In a comprehensive study, 70 potential predictors for nurse absenteeism are categorized into eight groups: Attendance history, work attitude, duration of employment, burnout and stress, management traits, staff management practices as well as individual, work and job characteristics . Wang and Gupta  investigate unplanned absences by individual characteristics such as attendance history and other factors like shift type, weekday, holiday and weather, of which personal history turns out to be the most suitable predictor. Expected workload is another factor influencing the presence of staff, examined by Green, Savin . The factors that can be used as predictors in practice mainly depend on the data available.
The aim of predictive analytics is to forecast future events that are assessed as risk using historical data and advanced methods such as machine learning . In predictive analytics, a distinction can be made between supervised and unsupervised learning. Supervised Learning regards predicting a specific target variable with historic data. Depending on the datatype, classification or regression are desired methods. Using predictive analytics, possible disruptions can be addressed proactively .
To the best of our knowledge, there is no study concerning the prediction of agent absences in a call center in order to increase roster robustness. However, predictive models are used to forecast varying demand for staff rostering in call centers, for example as presented in Gans, Koole  as well as in Wooff and Stirling . In this paper, we aim at closing this gap. Therefore, we proceed according to a common approach for data analytics projects, the CRSIP-DM process by Chapman, Clinton . They suggest an iterative process consisting of six major steps which are described within the next section.
Call Center Data
In this paper, the staff rostering process of a European call center serves as use case. CRISP-DM is an iterative process consisting of various phases, starting with business and data understanding in order to determine the prediction goals. Then, the historical data received is prepared for the application of different models. These steps are described within this section. Afterwards, in the modelling phase (section 4), we generate different models and by comparing them, we determine the best of them for prediction of agent absences. This model is then evaluated concerning the originally defined use case and prediction goals.

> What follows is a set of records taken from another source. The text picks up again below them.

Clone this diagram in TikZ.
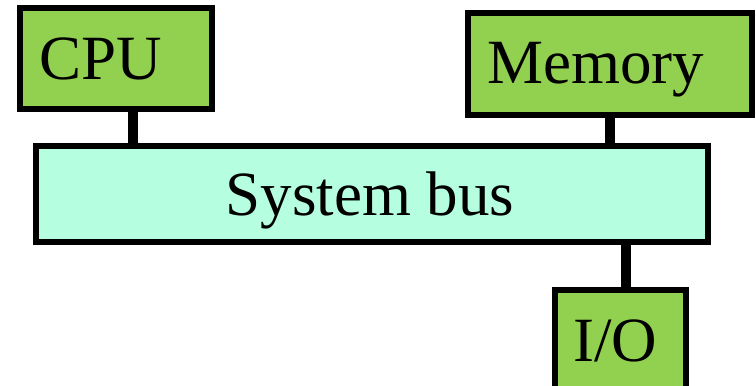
\documentclass[tikz,border=0pt]{standalone}
\usepackage{fontspec}
\setmainfont{Liberation Serif}
\usetikzlibrary{positioning}
\definecolor{unitgreen}{HTML}{92D050}
\definecolor{busaqua}{HTML}{B5FFE0}
\begin{document}
\begin{tikzpicture}[x=1pt,y=1pt,
  unitbox/.style={draw=black, line width=6pt, fill=unitgreen, inner sep=0pt},
  busbox/.style={draw=black, line width=6pt, fill=busaqua, inner sep=0pt},
  boxtext/.style={inner sep=0pt, anchor=base west, font=\fontsize{63}{75}\selectfont},
  conn/.style={draw=black, line width=10pt}]
\useasboundingbox (0,0) rectangle (756,-386);
\clip (0,0) rectangle (756,-386);

% connectors run underneath the boxes
\coordinate (cpuport) at (133,-109);
\coordinate (ioport) at (626,-290);

% units and bus
\node[unitbox, minimum width=192pt, minimum height=101pt] (cpu) at (116,-58.5) {};
\node[unitbox, minimum width=284pt, minimum height=102pt] (mem) at (610,-64) {};
\node[busbox, minimum width=672pt, minimum height=96pt] (bus) at (372,-194) {};
\node[unitbox, minimum width=131pt, minimum height=110pt] (io) at (620.5,-345) {};

\draw[conn] ([xshift=17pt]cpu.south) -- ([xshift=17pt]cpu.south |- bus.north);
\draw[conn] (mem.south) -- (mem.south |- bus.north);
\draw[conn] ([xshift=5.5pt]io.north) -- ([xshift=5.5pt]io.north |- bus.south);

% labels
\node[boxtext] (cpulabel) at (39,-79) {CPU};
\node[boxtext] (memlabel) at (487,-83) {Memory};
\node[boxtext] (buslabel) at (225.5,-215) {System bus};
\node[boxtext] (iolabel) at (573,-361) {I/O};
\end{tikzpicture}
\end{document}
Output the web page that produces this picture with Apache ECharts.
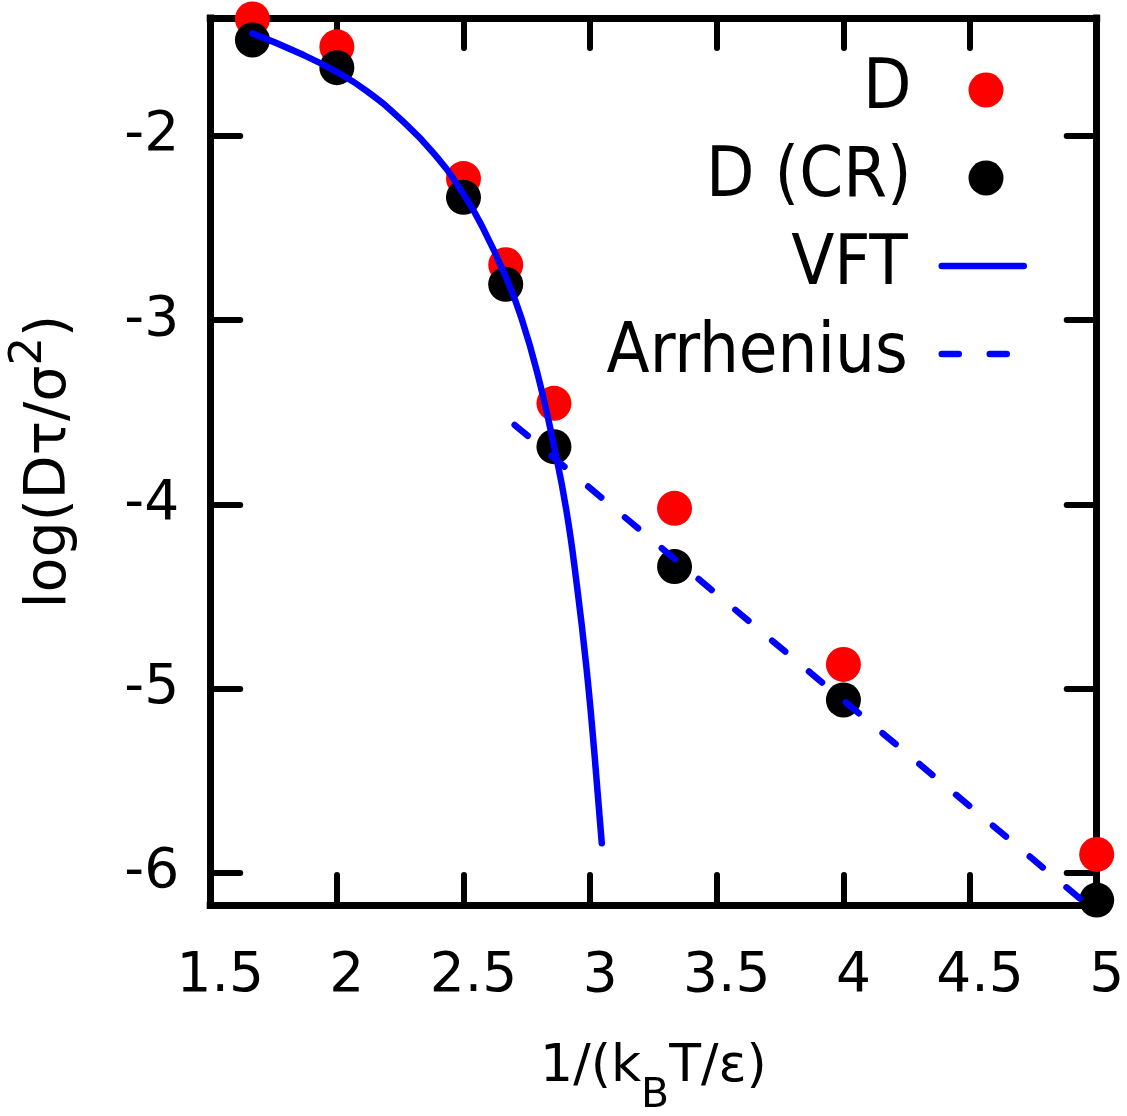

For the analysis, we use real-world data from a European call center that employs up to 400 agents. This call center handles secretary tasks for companies and is paid by these for each call answered. The revenues per call vary according to contractual agreements and call length. Since the call center provides services for companies all over Europe, for an incoming call a service agent with appropriate language skills has to be available. Therefore, not only the general call volume, but also language skills have to be considered when rostering. Unplanned absences lead to major disruptions in business operations and have a negative impact on revenue. Thus, the call center proactively tries to reduce the effects of such absences: Absences are predicted to allow for adjusting the demand for agents whenever there is a risk for understaffing.
Following Gans, Koole , a call center produces a large amount of data which can be divided into operational, marketing, human resources, and psychological data. We use two operational data sets (roster and log-in times) for extracting the executed shifts and absence notes during the period of 2014 to 2017. The roster data consists of 617,695 rows of data and five individual attributes about start and end times, task characteristics, and the assigned agent. Each row represents one specific task, for example, taking the phone calls with a specific language skill. Several tasks can add up to one shift. As a result, the data set contains 59,291 shifts based on 30-minutes intervals for the analysis. The log-in time's data contains information about when an agent was actively available for taking phone calls. The log-in times contain 3,138,303 rows with the same attributes as the roster data. Additionally, we consider a human resource data set with 15 attributes containing information about each agent's seniority, skills, contract agreements and working time schemes as well as demographic characteristics. These attributes can serve as predictors for the analysis in addition to shift properties such as day, time and required language skill.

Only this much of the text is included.